Provided data
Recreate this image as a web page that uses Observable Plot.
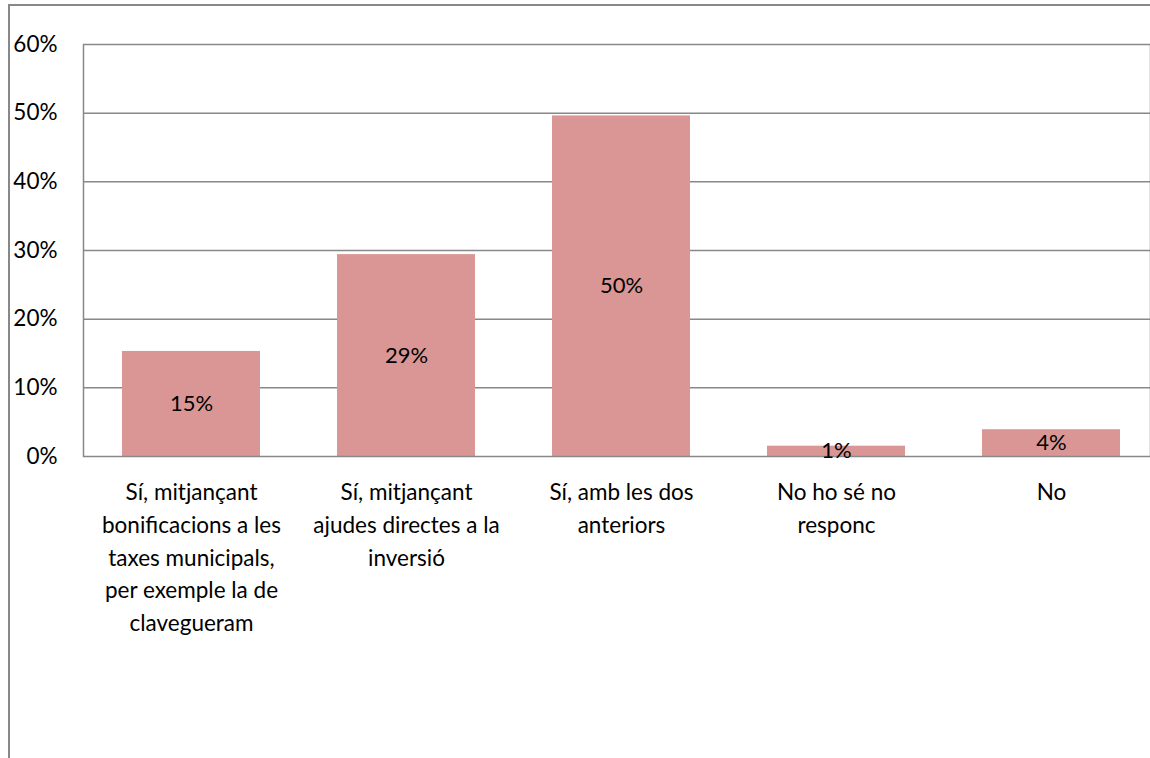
<!DOCTYPE html>
<html><head><meta charset="utf-8">
<script src="https://cdn.jsdelivr.net/npm/d3@7"></script>
<script src="https://cdn.jsdelivr.net/npm/@observablehq/plot@0.6"></script>
<style>
body{margin:0;background:#fff;}
#wrap{position:relative;width:1150px;height:758px;overflow:hidden;}
#border{position:absolute;left:8px;top:4px;width:1200px;height:800px;border-left:2px solid #888;border-top:2px solid #888;}
svg{position:absolute;left:0;top:0;}
</style></head><body>
<div id="wrap"><div id="border"></div></div>
<script>
const categories = ["cat1","cat2","cat3","cat4","cat5"];
const tickLabels = [
  "Sí, mitjançant\nbonificacions a les\ntaxes municipals,\nper exemple la de\nclavegueram",
  "Sí, mitjançant\najudes directes a la\ninversió",
  "Sí, amb les dos\nanteriors",
  "No ho sé no\nresponc",
  "No"
];
const values = [0.153, 0.294, 0.496, 0.015, 0.039];
const valueLabels = ["15%","29%","50%","1%","4%"];
const yTicks = [0,0.1,0.2,0.3,0.4,0.5,0.6];

const data = categories.map((c,i)=>({cat:c, v:values[i], label:valueLabels[i]}));
const chart = Plot.plot({
  width:1150, height:758,
  marginLeft:83, marginTop:44, marginBottom:302, marginRight:0,
  style:{fontFamily:"Lato, sans-serif", fontSize:"22px", color:"#000", background:"transparent"},
  x:{domain:categories, range:[83,1158], paddingInner:0.36, paddingOuter:0.18, align:0.5},
  y:{domain:[0,0.6]},
  marks:[
    Plot.gridY(yTicks.slice(1,-1), {stroke:"#888", strokeOpacity:1, strokeWidth:1.5}),
    Plot.barY(data, {x:"cat", y:"v", fill:"#D99694"}),
    Plot.frame({stroke:"#888", strokeWidth:1.5}),
    Plot.text(data, {x:"cat", y:d=>d.v/2, text:"label", fill:"#000", fontSize:22}),
    Plot.axisY({ticks:yTicks, tickFormat:d=>Math.round(d*100)+"%", tickSize:0, tickPadding:26, fontSize:22.5, label:null}),
    Plot.axisX({tickSize:0, tickPadding:20, fontSize:22.5, label:null, lineHeight:1.46,
      tickFormat:(d)=>tickLabels[categories.indexOf(d)], lineWidth:100})
  ]
});
document.getElementById("wrap").appendChild(chart);
</script>
</body></html>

Prompt
Copy all the data exactly as written, but skip any picture.

Result of the task
Recreate this image as a web page that uses Observable Plot.
<!DOCTYPE html>
<html><head><meta charset="utf-8">
<script src="https://cdn.jsdelivr.net/npm/d3@7"></script>
<script src="https://cdn.jsdelivr.net/npm/@observablehq/plot@0.6"></script>
<style>
body{margin:0;background:#fff;}
#wrap{position:relative;width:1150px;height:758px;overflow:hidden;}
#border{position:absolute;left:8px;top:4px;width:1200px;height:800px;border-left:2px solid #888;border-top:2px solid #888;}
svg{position:absolute;left:0;top:0;}
</style></head><body>
<div id="wrap"><div id="border"></div></div>
<script>
const categories = ["cat1","cat2","cat3","cat4","cat5"];
const tickLabels = [
  "Sí, mitjançant\nbonificacions a les\ntaxes municipals,\nper exemple la de\nclavegueram",
  "Sí, mitjançant\najudes directes a la\ninversió",
  "Sí, amb les dos\nanteriors",
  "No ho sé no\nresponc",
  "No"
];
const values = [0.153, 0.294, 0.496, 0.015, 0.039];
const valueLabels = ["15%","29%","50%","1%","4%"];
const yTicks = [0,0.1,0.2,0.3,0.4,0.5,0.6];

const data = categories.map((c,i)=>({cat:c, v:values[i], label:valueLabels[i]}));
const chart = Plot.plot({
  width:1150, height:758,
  marginLeft:83, marginTop:44, marginBottom:302, marginRight:0,
  style:{fontFamily:"Lato, sans-serif", fontSize:"22px", color:"#000", background:"transparent"},
  x:{domain:categories, range:[83,1158], paddingInner:0.36, paddingOuter:0.18, align:0.5},
  y:{domain:[0,0.6]},
  marks:[
    Plot.gridY(yTicks.slice(1,-1), {stroke:"#888", strokeOpacity:1, strokeWidth:1.5}),
    Plot.barY(data, {x:"cat", y:"v", fill:"#D99694"}),
    Plot.frame({stroke:"#888", strokeWidth:1.5}),
    Plot.text(data, {x:"cat", y:d=>d.v/2, text:"label", fill:"#000", fontSize:22}),
    Plot.axisY({ticks:yTicks, tickFormat:d=>Math.round(d*100)+"%", tickSize:0, tickPadding:26, fontSize:22.5, label:null}),
    Plot.axisX({tickSize:0, tickPadding:20, fontSize:22.5, label:null, lineHeight:1.46,
      tickFormat:(d)=>tickLabels[categories.indexOf(d)], lineWidth:100})
  ]
});
document.getElementById("wrap").appendChild(chart);
</script>
</body></html>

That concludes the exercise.